Last week, Penguin sent me the mock-up of the cover to Human Game: The True Story of the ‘Great Escape’ Murders and the Hunt for the Gestapo Gunmen. I’m pleased with the end result and find the red color theme to be pretty striking. The faded swastika behind the main title adds a menacing touch to the overall presentation without being distracting. I hope it lures readers! The book hits stores in the US October 2, with a UK release date scheduled for early next year.
Human Game is the non-fiction sequel to the famous World War II story of The Great Escape, the book by Paul Brickhill that became the classic 1963 movie starring Steve McQueen and Richard Attenborough. The book and film (a personal favorite) detail the mass breakout of 76 Allied airmen from Stalag Luft III, a prison camp deep in the heart of Nazi Germany. What made the breakout famous was not merely the number of men involved, but the operation’s overall logistics. All escapees were supplied with German money, fake travel documents and identity papers, homemade compasses, maps, and rations. Outfits, ranging from business suits to German military uniforms, were tailored for every escapee. The men spent more than a year digging three escape tunnels. As I write in Human Game, this endeavor alone required . . .
“. . . the requisitioning of 1,219 knifes, 582 forks, 408 spoons, 246 water cans, 1,699 blankets, 192 bed covers, 161 pillow cases, 1,212 pillows, 655 straw mattresses, 34 chairs, the frames of 90 bunk beds, 3,424 towels, 10 single tables, 52 twenty-man tables, more than 1,200 bed bolsters, nearly 1,400 beaded battens, 76 benches, 1,000 feet of electrical wiring and 600 feet of rope. Four thousand bed boards were used to shore-up the tunnels. Lights wired into the camp’s electrical supply provided illumination underground; air pumps made of discarded kitbags, empty powdered-milk tins, wood-framing, wire mesh and tar paper supplied fresh air to those doing the digging.”
What the men accomplished was nothing short of amazing.
Of the 76 “Great Escapers,” only three made it back to England. Twenty-three were returned to various prison camps. The remaining 50 were rounded up by the Gestapo and executed. The movie ends with the condemned being shot en masse in a field by a German machine gunner. In reality, the men were taken in groups of twos and threes to isolated killing fields throughout the Reich and shot in the beck of the neck. The bodies were destroyed at local concentration camps and crematoriums. The movie always left me wondering who, exactly, was responsible for killing the escapees and what, if anything, became of them? In 2007, I decided to find out. Human Game is the result of three years of researching and writing.

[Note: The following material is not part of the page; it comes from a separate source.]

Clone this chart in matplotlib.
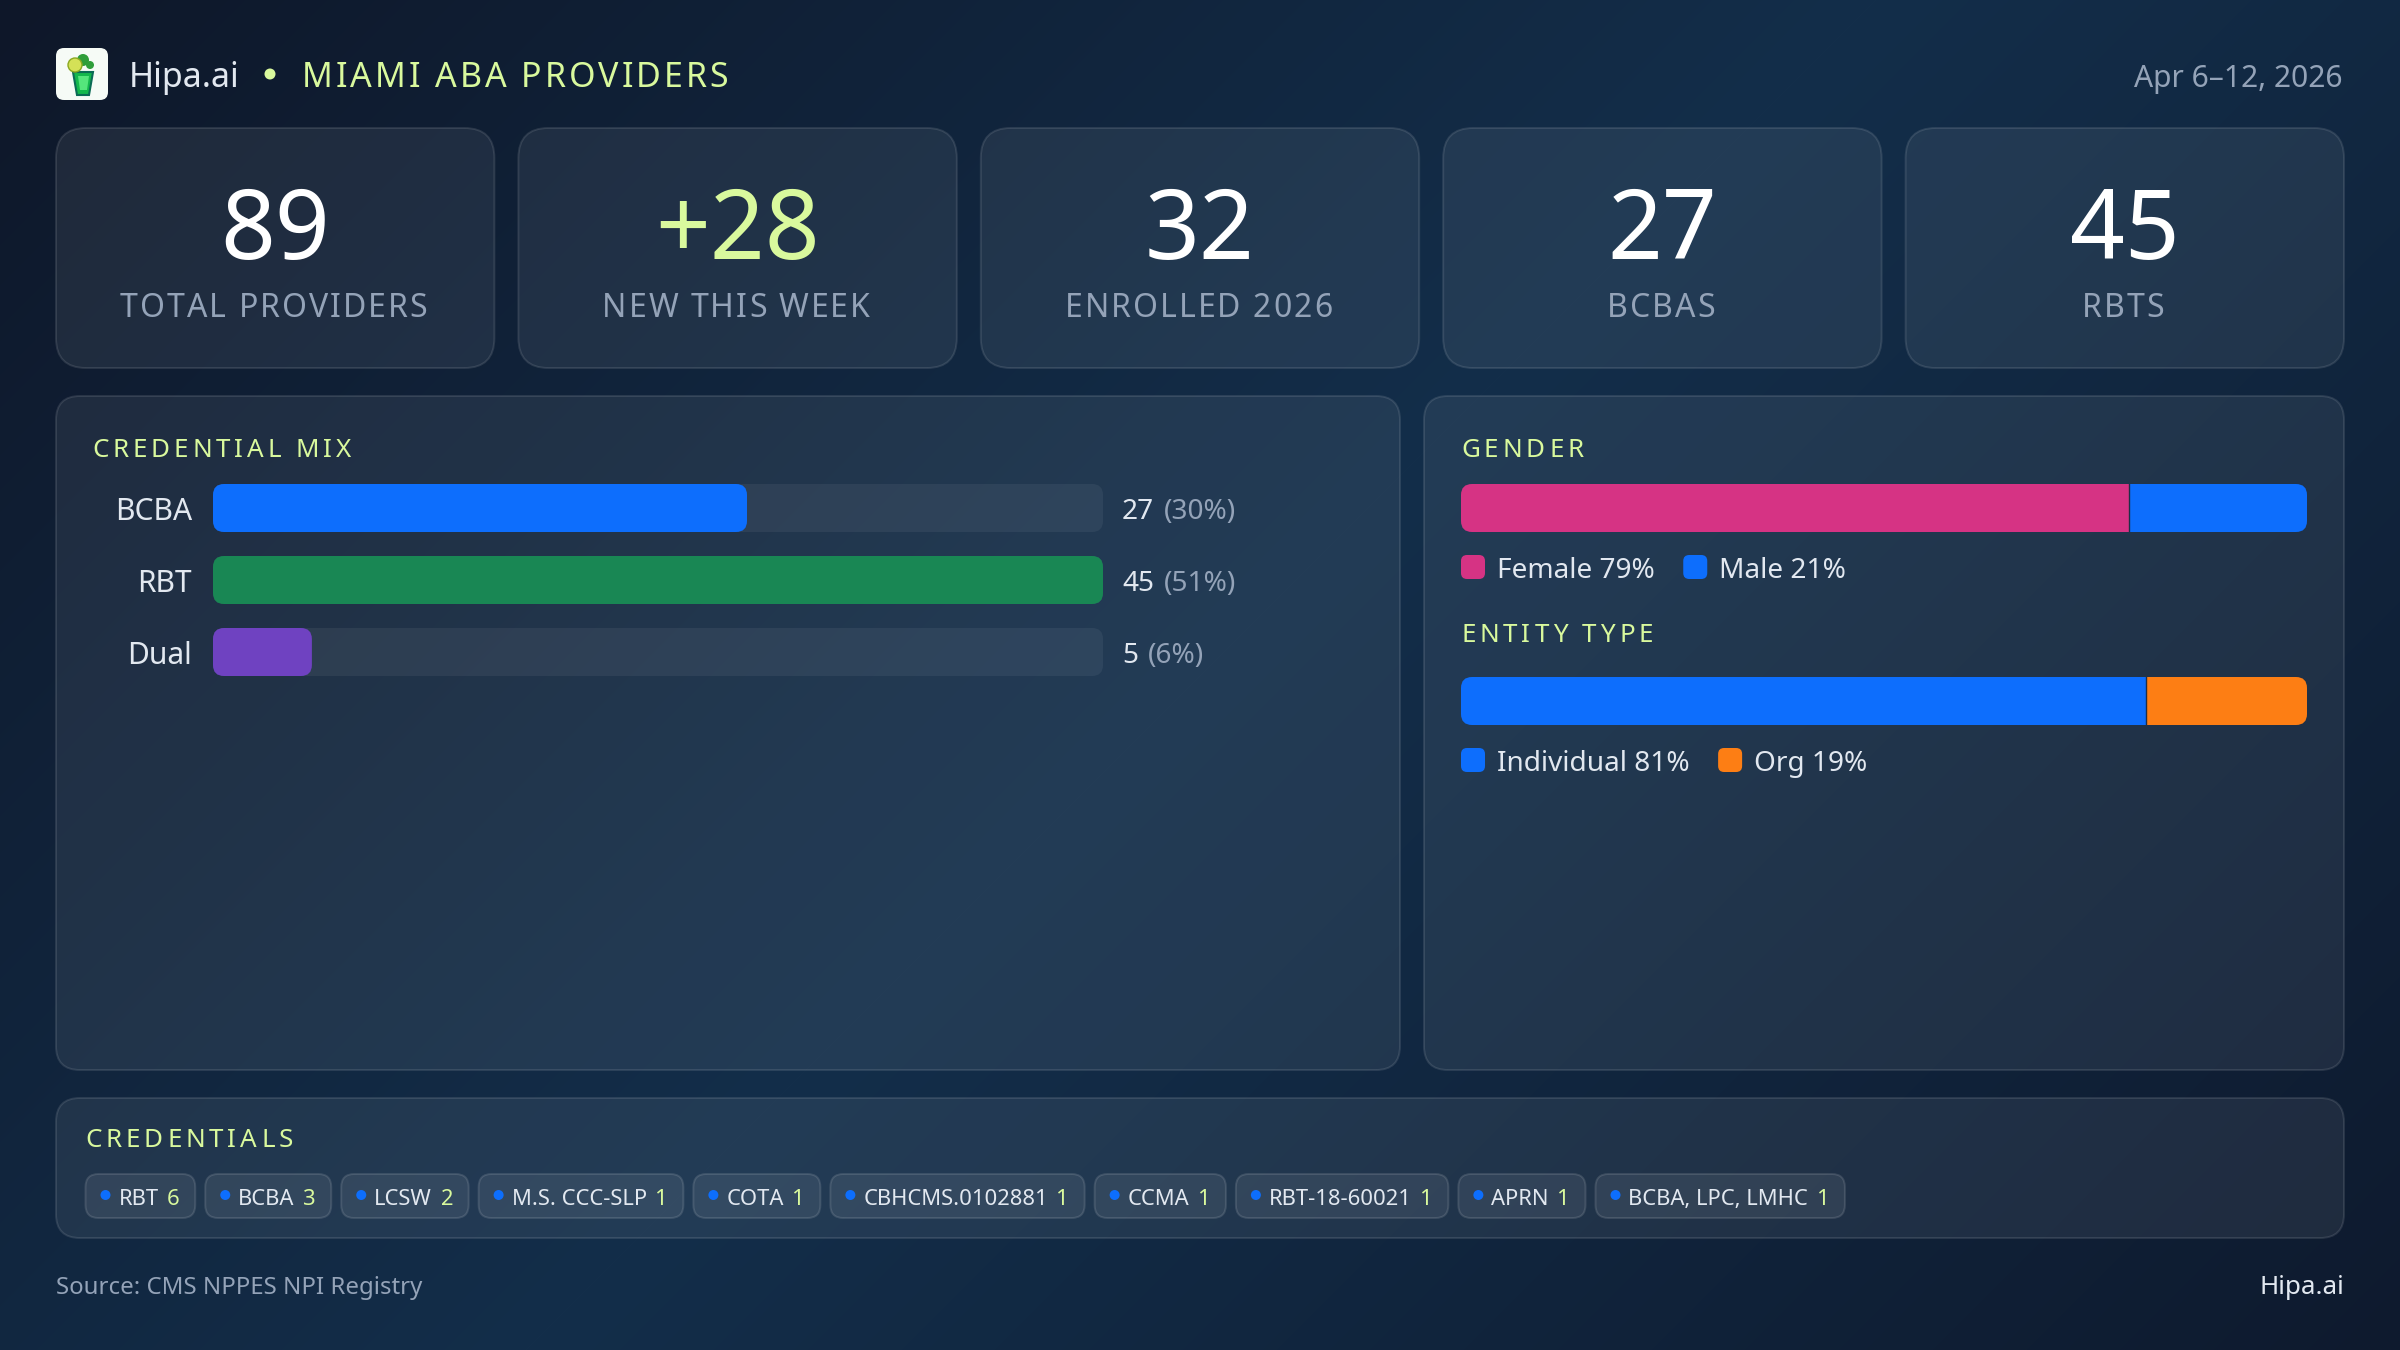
import matplotlib
matplotlib.use("Agg")
import matplotlib.pyplot as plt
import numpy as np
from matplotlib.colors import to_rgb
from matplotlib.patches import Circle, FancyBboxPatch, Polygon
from matplotlib.text import Text
from matplotlib.transforms import Affine2D, IdentityTransform

plt.rcParams["font.family"] = ["Noto Sans", "DejaVu Sans"]

W, H = 2400, 1350
PT = 0.72  # px -> pt at dpi 100

ACCENT = "#d9f99d"
TEXT = "#e2e8f0"
MUTED = "#94a3b8"
BLUE = "#0d6efd"
GREEN = "#198754"
PURPLE = "#6f42c1"
PINK = "#d63384"
ORANGE = "#fd7e14"

# data
stat_values = ["89", "+28", "32", "27", "45"]
stat_labels = ["TOTAL PROVIDERS", "NEW THIS WEEK", "ENROLLED 2026", "BCBAS", "RBTS"]
stat_colors = ["white", ACCENT, "white", "white", "white"]

mix_names = ["BCBA", "RBT", "Dual"]
mix_counts = [27, 45, 5]
mix_shares = [30, 51, 6]
mix_colors = [BLUE, GREEN, PURPLE]

gender_names = ["Female", "Male"]
gender_shares = [79, 21]
gender_colors = [PINK, BLUE]

entity_names = ["Individual", "Org"]
entity_shares = [81, 19]
entity_colors = [BLUE, ORANGE]

chip_names = ["RBT", "BCBA", "LCSW", "M.S. CCC-SLP", "COTA", "CBHCMS.0102881",
              "CCMA", "RBT-18-60021", "APRN", "BCBA, LPC, LMHC"]
chip_counts = [6, 3, 2, 1, 1, 1, 1, 1, 1, 1]


class SpacedText(Text):
    """Text with css style letter-spacing, drawn glyph by glyph."""
    def __init__(self, x, y, s, spacing=0, **kw):
        super().__init__(x, y, s, **kw)
        self.spacing = spacing

    def advance(self, renderer, s):
        fp = self.get_fontproperties()
        w = lambda t: renderer.get_text_width_height_descent(t, fp, False)[0]
        return w(s + "|") - w("|")

    def draw(self, renderer):
        s = self.get_text()
        x0, y0 = self.get_transform().transform(self.get_position())
        if self.get_ha() == "center":
            x0 -= (self.advance(renderer, s) + self.spacing * (len(s) - 1)) / 2
        for i, ch in enumerate(s):
            if ch == " ":
                continue
            g = Text(x0 + self.advance(renderer, s[:i]) + i * self.spacing, y0, ch,
                     color=self.get_color(), fontproperties=self.get_fontproperties(),
                     ha="left", va="baseline", transform=IdentityTransform())
            g.set_figure(self.get_figure())
            g.draw(renderer)


fig = plt.figure(figsize=(24, 13.5), dpi=100)
page = fig.add_axes([0, 0, 1, 1])
page.axis("off")

# page gradient, 135deg
yy, xx = np.mgrid[0:H, 0:W]
t = (xx + yy) / (W + H)
stops = [0, 0.5, 1]
cols = np.array([to_rgb("#0e1729"), to_rgb("#132e4a"), to_rgb("#0e1a2e")])
grad = np.dstack([np.interp(t, stops, cols[:, c]) for c in range(3)])
page.imshow(grad, extent=(0, W, H, 0), aspect="auto", interpolation="bilinear", zorder=0)
page.set_xlim(0, W)
page.set_ylim(H, 0)


def label(x, y, s, px, color=TEXT, ha="left", spacing=None):
    if spacing is None:
        return page.text(x, y, s, fontsize=px * PT, color=color, ha=ha, va="baseline", zorder=5)
    t = SpacedText(x, y, s, spacing=spacing, fontsize=px * PT, color=color, ha=ha,
                   va="baseline", zorder=5, transform=page.transData)
    page.add_artist(t)
    return t


def card(x0, y0, x1, y1, radius, fill=0.07, edge=0.11, z=1):
    page.add_patch(FancyBboxPatch((x0, y0), x1 - x0, y1 - y0,
                                  boxstyle=f"round,pad=0,rounding_size={radius}",
                                  facecolor=(1, 1, 1, fill), edgecolor=(1, 1, 1, edge),
                                  linewidth=1.4, zorder=z))


def text_width(s, px):
    r = fig.canvas.get_renderer()
    t = page.text(0, 0, s + "|", fontsize=px * PT)
    bar = page.text(0, 0, "|", fontsize=px * PT)
    w = t.get_window_extent(r).width - bar.get_window_extent(r).width
    t.remove()
    bar.remove()
    return w


def round_clip(artists, extent, radius=11):
    """overflow: hidden on a rounded box, in display pixels"""
    clip = FancyBboxPatch((extent.x0, extent.y0), extent.width, extent.height,
                          boxstyle=f"round,pad=0,rounding_size={radius}",
                          transform=IdentityTransform())
    for a in artists:
        a.set_clip_path(clip)


def bar_axes(x0, y0, x1, y1):
    ax = fig.add_axes([x0 / W, 1 - y1 / H, (x1 - x0) / W, (y1 - y0) / H], zorder=3)
    ax.patch.set_alpha(0)
    for s in ax.spines.values():
        s.set_visible(False)
    ax.set_xticks([])
    ax.set_yticks([])
    return ax


# header, logo first
page.add_patch(FancyBboxPatch((56, 48), 52, 52, boxstyle="round,pad=0,rounding_size=8",
                              facecolor="#f6fbf6", edgecolor="none", zorder=2))
page.add_patch(Circle((83, 60), 6, facecolor="#2f9e3a", zorder=3))
page.add_patch(Circle((90, 65), 4, facecolor="#2f9e3a", zorder=3))
page.add_patch(Polygon([(73, 72), (93, 72), (89, 95), (77, 95)], facecolor="#14b84c",
                       edgecolor="#0b6b55", linewidth=1.5, zorder=3))
page.add_patch(Polygon([(78, 76), (89, 76), (87, 90), (80, 90)], facecolor="#55e67c", zorder=3))
page.add_patch(Circle((75, 65), 7, facecolor="#d4e157", edgecolor="#8aa820", linewidth=1, zorder=4))

label(129, 87, "Hipa.ai", 34)
page.add_patch(Circle((270, 74), 5.5, facecolor=ACCENT, edgecolor="none", zorder=5))
label(302, 87, "MIAMI ABA PROVIDERS", 34, color=ACCENT, spacing=2.95)
label(2343, 87, "Apr 6\u201312, 2026", 30, color=MUTED, ha="right")

# stat cards
card_w = (2288 - 4 * 24) / 5
for i, (val, lab, col) in enumerate(zip(stat_values, stat_labels, stat_colors)):
    x0 = 56 + i * (card_w + 24)
    card(x0, 128, x0 + card_w, 368, 30)
    label(x0 + card_w / 2, 259, val, 96, color=col, ha="center")
    label(x0 + card_w / 2 - 1.5, 317, lab, 32, color=MUTED, ha="center", spacing=2.0)

# panels
card(56, 396, 1400, 1070, 24)
card(1424, 396, 2344, 1070, 24)
card(56, 1098, 2344, 1238, 24)

# credential mix
label(92, 457, "CREDENTIAL MIX", 26, color=ACCENT, spacing=3.95)
ax = bar_axes(213, 484, 1103, 676)
ax.set_xlim(0, max(mix_counts))
ax.set_ylim(len(mix_names) - 1 + 1 / 3, -1 / 3)
ypos = np.arange(len(mix_names))
tracks = ax.barh(ypos, [max(mix_counts)] * len(mix_names), height=2 / 3, color="white", alpha=0.06)
fills = ax.barh(ypos, mix_counts, height=2 / 3, color=mix_colors)
for tr, fl in zip(tracks, fills):
    round_clip([tr], tr.get_window_extent())
    round_clip([fl], fl.get_window_extent())
ax.set_yticks(ypos, mix_names)
ax.tick_params(axis="y", length=0, pad=15, labelsize=30 * PT, labelcolor=TEXT)
for lab in ax.get_yticklabels():
    lab.set_transform(lab.get_transform() + Affine2D().translate(0, -1))
for i, (n, s) in enumerate(zip(mix_counts, mix_shares)):
    ax.annotate(str(n), xy=(max(mix_counts), i), xytext=(19, -11), textcoords="offset pixels",
                fontsize=28 * PT, color=TEXT, va="baseline", annotation_clip=False)
    ax.annotate(f"({s}%)", xy=(max(mix_counts), i), xytext=(19 + text_width(str(n), 28) + 10, -11),
                textcoords="offset pixels", fontsize=28 * PT, color=MUTED, va="baseline",
                annotation_clip=False)


# stacked share bars
def share_bar(y0, title, title_y, names, shares, colors, legend_y):
    label(1461, title_y, title, 26, color=ACCENT, spacing=4.0)
    ax = bar_axes(1461, y0, 2307, y0 + 48)
    ax.set_xlim(0, sum(shares))
    ax.set_ylim(-0.5, 0.5)
    bars = ax.barh(0, shares, left=np.cumsum([0] + shares[:-1]), height=1, color=colors)
    round_clip(list(bars), ax.get_window_extent())
    ax.axvline(shares[0], color="#1f2f47", linewidth=1)
    x = 1461
    for name, share, col in zip(names, shares, colors):
        page.add_patch(FancyBboxPatch((x, legend_y - 23), 24, 24,
                                      boxstyle="round,pad=0,rounding_size=6",
                                      facecolor=col, edgecolor="none", zorder=4))
        s = f"{name} {share}%"
        label(x + 36, legend_y, s, 28)
        x += 36 + text_width(s, 28) + 28.5


share_bar(484, "GENDER", 457, gender_names, gender_shares, gender_colors, 578)
share_bar(677, "ENTITY TYPE", 642, entity_names, entity_shares, entity_colors, 771)

# credentials chips
label(85, 1147, "CREDENTIALS", 26, color=ACCENT, spacing=4.0)
x = 85.5
for name, count in zip(chip_names, chip_counts):
    name_w = text_width(name, 22)
    count_w = text_width(str(count), 22)
    chip_w = 33 + name_w + 8.5 + count_w + 15.5
    card(x, 1174, x + chip_w, 1218, 13, fill=0.08, edge=0.12, z=2)
    page.add_patch(Circle((x + 20, 1195), 5, facecolor=BLUE, edgecolor="none", zorder=4))
    label(x + 33, 1205, name, 22)
    label(x + 33 + name_w + 8.5, 1205, str(count), 22, color=ACCENT)
    x += chip_w + 10

# footer
label(56, 1294, "Source: CMS NPPES NPI Registry", 24, color=MUTED)
label(2344, 1294, "Hipa.ai", 26, ha="right")

fig.savefig("out.png", dpi=100)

In England, where I’m originally from, “The Great Escape” comes on every Christmas day—a strange, but enjoyable, tradition. I first watched it with my grandfather when I was a child, and it left an indelible impression. Second only to my grandfather’s wartime service in the Royal Air Force, “The Great Escape” launched my lifelong interest in the Second World War. Tales of ordinary people rising to meet extraordinary challenges have always fascinated me—and the investigation into the “Great Escape” murders is such a story.
Tasked with tracking down the Gestapo gunmen was a small team from the RAF’s Special Investigating Branch. The men, detectives in their civilian lives, arrived in Germany in September 1945—seventeen months after the killings—to pick up a trail long gone cold. The team would traverse a Germany divided amongst the American, British, French, and Russian occupiers, all of whom had their own agendas. Through sheer determination and crack investigative skills, the team brought 21 killers to justice in a hunt that spanned three years and pierced the darkest realms of Nazi fanaticism.
I hope readers, upon the book’s release, find the story as enthralling as I do!